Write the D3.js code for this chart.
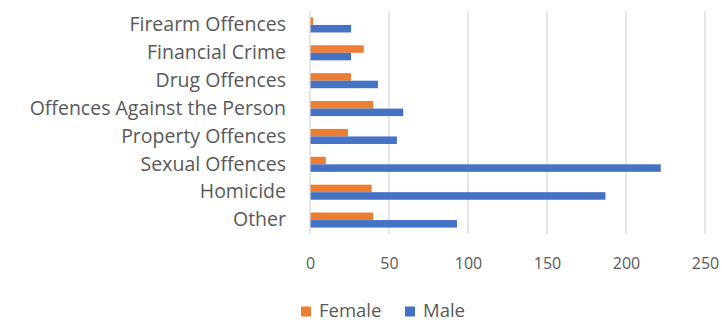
<!DOCTYPE html>
<html>
<head>
<meta charset="utf-8">
<script src="https://cdn.jsdelivr.net/npm/d3@7"></script>
<style>
html,body{margin:0;padding:0;background:#fff;}
svg{display:block;}
text{font-family:"Open Sans",sans-serif;fill:#595959;}
</style>
</head>
<body>
<svg id="chart" width="722" height="322"></svg>
<script>
const categories = ["Firearm Offences","Financial Crime","Drug Offences","Offences Against the Person","Property Offences","Sexual Offences","Homicide","Other"];
const female = [2, 34, 26, 40, 24, 10, 39, 40];
const male = [26, 26, 43, 59, 55, 222, 187, 93];
const seriesNames = ["Female","Male"];
const xTicks = [0, 50, 100, 150, 200, 250];

const colors = {Female:"#ED7D31", Male:"#4472C4"};
const svg = d3.select("#chart");
const pLeft = 310, pRight = 705, pTop = 11, pBottom = 234;

const x = d3.scaleLinear().domain([0, 250]).range([pLeft, pRight]);
const y = d3.scaleBand().domain(categories).range([pTop, pBottom]).paddingInner(0.46).paddingOuter(0.23);
const sub = d3.scaleBand().domain(seriesNames).range([0, y.bandwidth()]);

// gridlines
svg.append("g").selectAll("line").data(xTicks.filter(d => d > 0)).join("line")
  .attr("x1", d => x(d)).attr("x2", d => x(d))
  .attr("y1", pTop).attr("y2", pBottom)
  .attr("stroke", "#d9d9d9").attr("stroke-width", 1.3);

const data = categories.map((c, i) => ({cat: c, Female: female[i], Male: male[i]}));

const g = svg.append("g");
seriesNames.forEach(s => {
  g.selectAll(null).data(data).join("rect")
    .attr("x", x(0))
    .attr("y", d => y(d.cat) + sub(s))
    .attr("width", d => x(d[s]) - x(0))
    .attr("height", sub.bandwidth())
    .attr("fill", colors[s]);
});

// axis line
svg.append("line").attr("x1", x(0)).attr("x2", x(0)).attr("y1", pTop).attr("y2", pBottom)
  .attr("stroke", "#d9d9d9").attr("stroke-width", 1.3);

// x tick labels
const xAxis = d3.axisBottom(x).tickValues(xTicks).tickSize(0).tickPadding(0);
const xa = svg.append("g").attr("transform", `translate(0,${258})`).call(xAxis);
xa.select(".domain").remove();
xa.selectAll("text").attr("font-size", 16).style("font-family", "'Open Sans',sans-serif").attr("fill", "#595959").attr("dy", "0.71em");

// y category labels
const yAxis = d3.axisLeft(y).tickSize(0).tickPadding(0);
const ya = svg.append("g").attr("transform", `translate(${286},0)`).call(yAxis);
ya.select(".domain").remove();
ya.selectAll("text").attr("font-size", 19.5).style("font-family", "'Open Sans',sans-serif").attr("fill", "#595959");

// legend
const legend = svg.append("g");
const legendItems = [{name:"Female", x:301}, {name:"Male", x:405}];
legendItems.forEach(it => {
  legend.append("rect").attr("x", it.x).attr("y", 306.5).attr("width", 10).attr("height", 10).attr("fill", colors[it.name]);
  legend.append("text").attr("x", it.x + 18).attr("y", 316.5).attr("font-size", 18.5).text(it.name);
});
</script>
</body>
</html>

# WRITTEN PROBLEM
Print the data above verbatim from the first line through the line holding "const data = categories.map((c, i)", leaving every picture out.

# THE COMPLETED TASK
Write the D3.js code for this chart.
<!DOCTYPE html>
<html>
<head>
<meta charset="utf-8">
<script src="https://cdn.jsdelivr.net/npm/d3@7"></script>
<style>
html,body{margin:0;padding:0;background:#fff;}
svg{display:block;}
text{font-family:"Open Sans",sans-serif;fill:#595959;}
</style>
</head>
<body>
<svg id="chart" width="722" height="322"></svg>
<script>
const categories = ["Firearm Offences","Financial Crime","Drug Offences","Offences Against the Person","Property Offences","Sexual Offences","Homicide","Other"];
const female = [2, 34, 26, 40, 24, 10, 39, 40];
const male = [26, 26, 43, 59, 55, 222, 187, 93];
const seriesNames = ["Female","Male"];
const xTicks = [0, 50, 100, 150, 200, 250];

const colors = {Female:"#ED7D31", Male:"#4472C4"};
const svg = d3.select("#chart");
const pLeft = 310, pRight = 705, pTop = 11, pBottom = 234;

const x = d3.scaleLinear().domain([0, 250]).range([pLeft, pRight]);
const y = d3.scaleBand().domain(categories).range([pTop, pBottom]).paddingInner(0.46).paddingOuter(0.23);
const sub = d3.scaleBand().domain(seriesNames).range([0, y.bandwidth()]);

// gridlines
svg.append("g").selectAll("line").data(xTicks.filter(d => d > 0)).join("line")
  .attr("x1", d => x(d)).attr("x2", d => x(d))
  .attr("y1", pTop).attr("y2", pBottom)
  .attr("stroke", "#d9d9d9").attr("stroke-width", 1.3);

const data = categories.map((c, i) => ({cat: c, Female: female[i], Male: male[i]}));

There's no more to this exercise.